A business loan is accessible with lesser paperwork and little or no collateral. Below are basic essential business loan eligibility criteria to match your financial needs.
1) Age of applicant and business: In the current market scenario, lender organisations usually have a primary condition of providing loans only to the applicant in the range of age between 25-65 years. This condition is mainly to avoid consequences of non-repayment of loans if given to inexperienced or over-aged persons. A business that operates for a minimum of 3 years has more priority in loan approval. The necessity of a period for which an entity should have been in operation may vary from lender to lender.
2) Good Credit score: It is a performance measure of timely and effective repayment, if any, of earlier debts by businesses and individual persons applying again for a loan. NBFC and Banks use the credit score provided by CIBIL, Experian, or Equifax to evaluate the prospective risk of lending loans to the applicant. Such scores decide the approval of the loan and further credit limits for all approved applicants. The lenders may need the applicant to have a Personal credit score of 700 and above. Some loan providers consider Business credit scores using models like Dun and Bradstreet Paydex. Business Loan Interest rates are prone to low credit scores, due to which a high-interest rate for that loan may be applicable.
3) Revenue history and potential in the future: Financial Institutions usually have a minimum level of turnover requirement pre-decided depending on the type of loan. Some lenders only ensure whether an upward trend exists in the Revenue from records like Bank statements and Income Tax Returns. Future projections are crucial in the case of startups. Lenders are more concerned about future revenue potential based on your business plan. These facts require you to make a detailed outline of how and when you plan to use the funds with specific goals, realistic assumptions, and a reasonably-acceptable growth forecast.
4) Financial Performance: To assess how strong a business is in financial terms, lenders often refer to the profits achieved by that business. Your business should be profit-making for three consequent financial years on the date of applying for a loan. Sometimes, they also review ratios like the Debt service coverage ratio (DSCR) and Debt to Income ratio(DIR). This control enables them to check your capability to manage an additional loan with the help of a business loan EMI calculator.
5) Document requirements:
- Copy of Passport/Driving licence/Voter ID/Aadhaar card, and
- Application copy with passport-size photographs affixed.

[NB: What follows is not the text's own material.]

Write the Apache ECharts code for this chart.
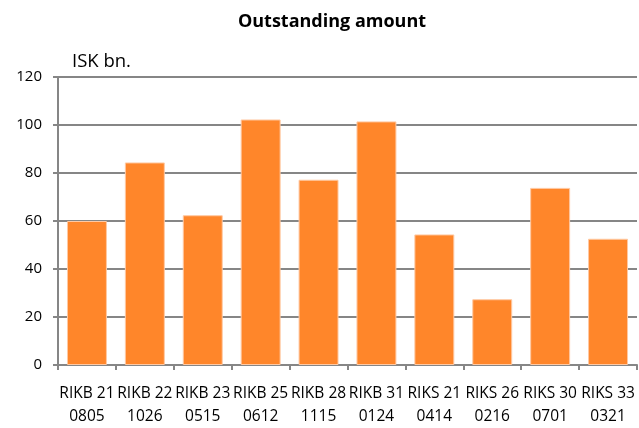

- Profit/Loss statement for the past two years,
- Balance Sheet (audited by a CA),
- ITRs for the last two years, and
- Bank Statements for the past six months.
- A copy of ownership papers,
- Partnership Deed agreement, or Sole Proprietorship declaration,
- PAN Card,
- Articles of Association,
- Registration of Incorporation, and
- Memorandum of Association documents.
Due to the dynamic market growth, changing technology, and social conditions, quickly accessing the loan would become a primary objective of the entities. Businesses need a risk-taking approach, while lenders are always sceptical and concerned with the money lent. Smartness lies in enhancing your capabilities rather than avoiding opportunities.